Verb – Mortify
The word “mortify” comes from two Latin ones: mors, “death,” and facere, “to make or do.” So, its oldest and most literal meaning is “to make dead, to kill.”
From there, it grew to mean “to destroy,” “to ruin,” and, by about 1639, it gained the meaning we use most often today: “to shame or embarrass terribly.”
In other words, to mortify someone is to make them feel extremely embarrassed.
Part of speech:
It’s a verb, the transitive kind: “the picture mortified him,” “they were mortified by their mistake.”

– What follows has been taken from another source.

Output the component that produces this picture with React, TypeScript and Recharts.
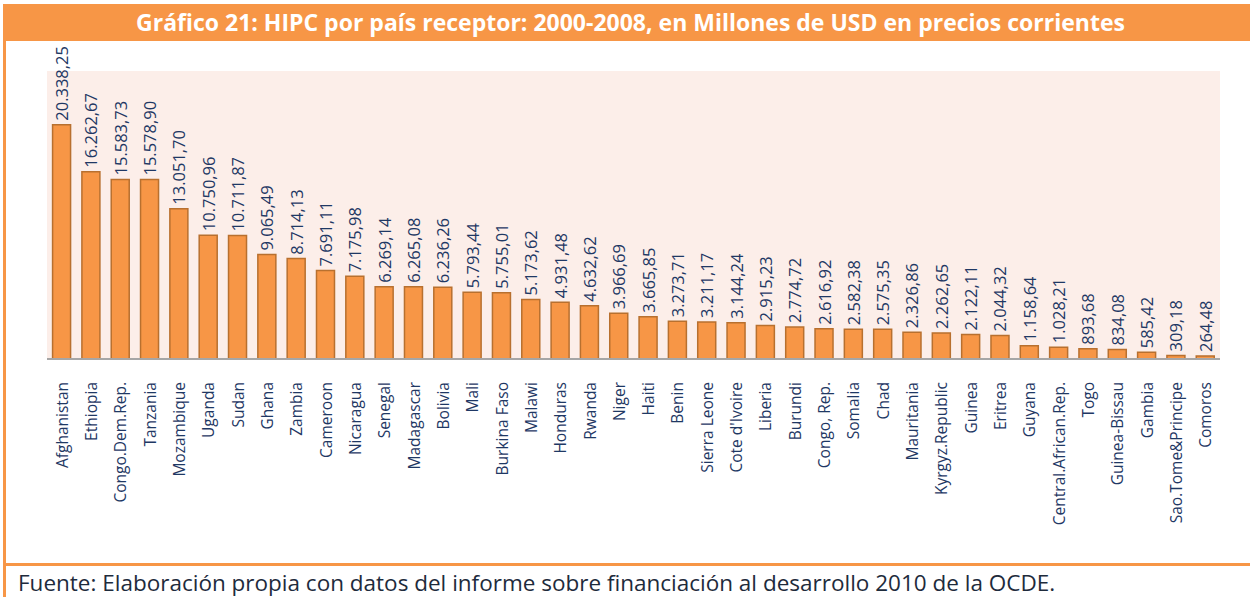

Mortified, mortifying, mortification.
And it’s rare, but you can refer to the things or people who embarrass you to death as “mortifiers.”
how to use it:
When you’re talking about being embarrassed to death–that is, so red-faced that you nearly wish you could die–then pick the word “mortify” instead of tamer options like “shame,” “disgrace,” “embarrass,” “humiliate,” and “make a complete fool of.”
We most often use this verb in the passive: “he was mortified by it,” “they were mortified when that happened,” “I’d be mortified if that happened to me.”
“As a male surgeon, I am mortified that the profession allows my female colleagues to be treated like second-class citizens.”
— Chethan Sathya, Scientific American, 14 January 2020
“Johnson so fortified himself with whiskey on taking his oath of office for the vice presidency that his rambling, drunken speech mortified all who were present.”